Models of everyday security need to capture the relationship between positive and negative security techniques. As our grandmother and granddaughter example shows, positive and negative aspects of security are concomitant of each other; the negative protection of username and password protects the grandmother and granddaughter as service users from attacks from outside the family and also give each the positive freedom to engage in services that help each to meet their human security needs of economic stability (on-line banking) and relational security (social media). Equally granting the other access to their on-line accounts, either through login credentials or by allowing the viewing of account activity, provides the positive security of further building trust bonds through sharing and also the negative security of an additional person to check the integrity of the on-line transactions. The negative security aspects of this example can be modelled using standard security modelling techniques such as BLP and RBAC. The relational aspects of this example can be modelled using social network analysis. However, neither of these modelling approaches capture the concomitant nature of positive and negative security and in particular the different ways in which the individual has to navigate and bring together these two forms of security to construct an everyday security strategy for a given situation.

Models of everyday security also need to capture the ontological security position. Traditional and relational security models also do not explicitly take into account the ontological security position of both grandmothers and granddaughters. Furthermore, current modelling techniques do not enable security goals to be understood from multiple perspectives. In order to understand the security goals of the granddaughter and grandmother scenario, the security positions of both the granddaughter and the grandmother has to be taken into account as well as the perspective of the digital service provider and as well as the perspectives of other family members.

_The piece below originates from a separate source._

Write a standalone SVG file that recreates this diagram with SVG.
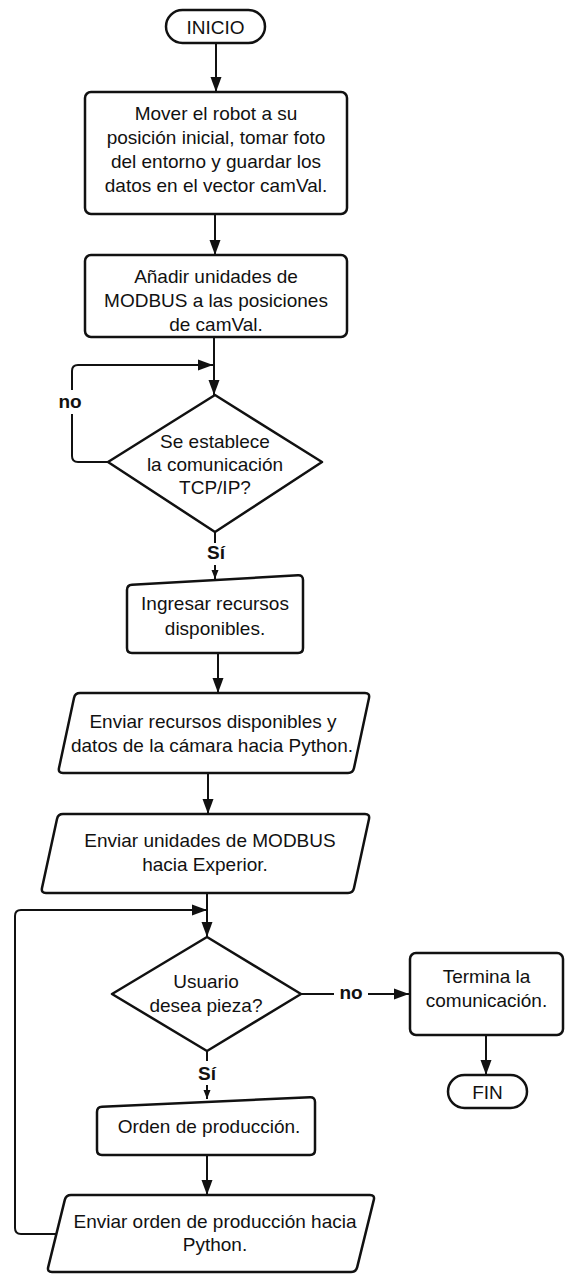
<svg xmlns="http://www.w3.org/2000/svg" width="566" height="1275" viewBox="0 0 566 1275">
  <defs>
    <marker id="arrow" markerUnits="userSpaceOnUse" markerWidth="16" markerHeight="12" refX="15" refY="6" orient="auto">
      <path d="M0,0.5 L15,6 L0,11.5 Z" fill="#111"/>
    </marker>
    <marker id="arrowSmall" markerUnits="userSpaceOnUse" markerWidth="10" markerHeight="8" refX="9" refY="4" orient="auto">
      <path d="M0,0.5 L9,4 L0,7.5 Z" fill="#111"/>
    </marker>
    <style>
      .shape { fill: #fff; stroke: #111; stroke-width: 2.5; stroke-linejoin: round; }
      .edge { fill: none; stroke: #111; stroke-width: 2; stroke-linejoin: round; }
      .t { font-family: "Liberation Sans", Arial, sans-serif; font-size: 19px; fill: #111; text-anchor: middle; }
      .lbl { font-family: "Liberation Sans", Arial, sans-serif; font-size: 19px; font-weight: bold; fill: #111; text-anchor: middle; }
      .bg { fill: #fff; stroke: none; }
    </style>
  </defs>

  <rect width="566" height="1275" fill="#fff"/>

  <!-- connectors -->
  <g id="connectors">
    <path class="edge" d="M216,43 L216,92" marker-end="url(#arrow)"/>
    <path class="edge" d="M215,214 L215,255" marker-end="url(#arrow)"/>
    <path class="edge" d="M214,337 L214,395" marker-end="url(#arrow)"/>
    <!-- retry loop for TCP/IP -->
    <path class="edge" d="M108,462 L78,462 Q72,462 72,456 L72,371 Q72,365 78,365 L213,365" marker-end="url(#arrow)"/>
    <path class="edge" d="M215,532 L215,579" marker-end="url(#arrowSmall)"/>
    <path class="edge" d="M218,653 L218,693" marker-end="url(#arrow)"/>
    <path class="edge" d="M208,773 L208,814" marker-end="url(#arrow)"/>
    <path class="edge" d="M207,893 L207,937" marker-end="url(#arrow)"/>
    <!-- production loop -->
    <path class="edge" d="M56,1234 L21,1234 Q15,1234 15,1228 L15,916 Q15,910 21,910 L207,910" marker-end="url(#arrow)"/>
    <path class="edge" d="M301,994 L409,994" marker-end="url(#arrow)"/>
    <path class="edge" d="M207,1051 L207,1099" marker-end="url(#arrowSmall)"/>
    <path class="edge" d="M207,1155 L207,1195" marker-end="url(#arrow)"/>
    <path class="edge" d="M486,1035 L486,1075" marker-end="url(#arrow)"/>

    <g id="label-no-1">
      <rect class="bg" x="57" y="390" width="30" height="24"/>
      <text class="lbl" x="70" y="408">no</text>
    </g>
    <g id="label-si-1">
      <rect class="bg" x="203" y="543" width="24" height="22"/>
      <text class="lbl" x="216" y="559">Sí</text>
    </g>
    <g id="label-no-2">
      <rect class="bg" x="334" y="982" width="34" height="22"/>
      <text class="lbl" x="351" y="999">no</text>
    </g>
    <g id="label-si-2">
      <rect class="bg" x="195" y="1061" width="24" height="24"/>
      <text class="lbl" x="207" y="1080">Sí</text>
    </g>
  </g>

  <g id="inicio">
    <rect class="shape" x="166" y="10" width="99" height="33" rx="16.5"/>
    <text class="t" x="215.5" y="34">INICIO</text>
  </g>

  <g id="mover-robot">
    <rect class="shape" x="85" y="92" width="262" height="122" rx="6"/>
    <text class="t" x="216" y="120">Mover el robot a su</text>
    <text class="t" x="216" y="144">posición inicial, tomar foto</text>
    <text class="t" x="216" y="168">del entorno y guardar los</text>
    <text class="t" x="216" y="192">datos en el vector camVal.</text>
  </g>

  <g id="anadir-modbus">
    <rect class="shape" x="85" y="255" width="262" height="82" rx="6"/>
    <text class="t" x="216" y="283">Añadir unidades de</text>
    <text class="t" x="216" y="307">MODBUS a las posiciones</text>
    <text class="t" x="216" y="331">de camVal.</text>
  </g>

  <g id="decision-tcp">
    <path class="shape" d="M215,395 L322,462 L215,532 L108,462 Z"/>
    <text class="t" x="215" y="448">Se establece</text>
    <text class="t" x="215" y="471">la comunicación</text>
    <text class="t" x="215" y="494">TCP/IP?</text>
  </g>

  <g id="ingresar-recursos">
    <path class="shape" d="M127,590 Q127,585 132,584.7 L298,575.3 Q303,575 303,580 L303,648 Q303,653 298,653 L132,653 Q127,653 127,648 Z"/>
    <text class="t" x="215" y="610">Ingresar recursos</text>
    <text class="t" x="215" y="635">disponibles.</text>
  </g>

  <g id="enviar-recursos">
    <path class="shape" d="M80,693 L365,693 Q370,693 369,697.9 L354,768.1 Q353,773 348,773 L63,773 Q58,773 59,768.1 L74,697.9 Q75,693 80,693 Z"/>
    <text class="t" x="213" y="728">Enviar recursos disponibles y</text>
    <text class="t" x="212" y="752">datos de la cámara hacia Python.</text>
  </g>

  <g id="enviar-modbus">
    <path class="shape" d="M63,814 L365,814 Q370,814 369,818.9 L354,888.1 Q353,893 348,893 L46,893 Q41,893 42,888.1 L57,818.9 Q58,814 63,814 Z"/>
    <text class="t" x="210" y="847">Enviar unidades de MODBUS</text>
    <text class="t" x="205" y="871">hacia Experior.</text>
  </g>

  <g id="decision-pieza">
    <path class="shape" d="M207,937 L301,994 L207,1051 L112,994 Z"/>
    <text class="t" x="206" y="988">Usuario</text>
    <text class="t" x="206" y="1012">desea pieza?</text>
  </g>

  <g id="termina">
    <rect class="shape" x="410" y="953" width="153" height="82" rx="6"/>
    <text class="t" x="486.5" y="983">Termina la</text>
    <text class="t" x="486.5" y="1007">comunicación.</text>
  </g>

  <g id="fin">
    <rect class="shape" x="448" y="1075" width="79" height="33" rx="16.5"/>
    <text class="t" x="487.5" y="1099">FIN</text>
  </g>

  <g id="orden-produccion">
    <path class="shape" d="M97,1112 Q97,1107 102,1106.8 L310,1097.2 Q315,1097 315,1102 L315,1150 Q315,1155 310,1155 L102,1155 Q97,1155 97,1150 Z"/>
    <text class="t" x="209" y="1133">Orden de producción.</text>
  </g>

  <g id="enviar-orden">
    <path class="shape" d="M71,1195 L370,1195 Q375,1195 373.8,1199.9 L357.2,1267.1 Q356,1272 351,1272 L52,1272 Q47,1272 48.2,1267.1 L64.8,1199.9 Q66,1195 71,1195 Z"/>
    <text class="t" x="215" y="1228">Enviar orden de producción hacia</text>
    <text class="t" x="215" y="1251">Python.</text>
  </g>
</svg>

Everyday security models also need to capture the issues arising from emotional, physical and social proximity. These issues include: the negotiation of proximity and the evaluation of what to share and what to keep private and an on-going assessment of the motivations of the other in maintaining the trust relationship.

In summary, a family of models that include the computer security and relational modelling approaches linked by models of everyday security is one possible approach to responding to the complexity of everyday security. By introducing a linked family of models, the security knowledge becomes less fragmented and, importantly, is brought together without denying the different epistemologies in which each security knowledge is grounded. In this section we have sketched some of the requirements for models of everyday security. Such models make visible the positive security goals arising from fixed-space interaction which is traditionally invisible to the service security design. Whilst these interactions are outside of the realm of technological security mechanisms, they have an important bearing on the meaning and the significance of such mechanisms and can be used to shape technological security mechanism design.

10 Conclusion

Information security practitioners and scholars have long understood the importance of context when defining and responding to information security problems. It is also understood that in real world security multiple perspectives need to be worked with in order to understand both the problem and the most appropriate responses. However, as the grandmother and granddaughter scenario shows, information security is not solely about protection, it is also a story of enablement and achievement that result in the meeting of an individual’s human security needs as well as data protection needs. A modelling approach that relates human security needs with data protection needs and shines a light on the negotiation process between the two, enables us to connect these two families of security need and identify how each can support the other. Such a modelling approach also contributes to the reunification of the field of security, something that is needed for an effective response to complex real-world everyday security problems.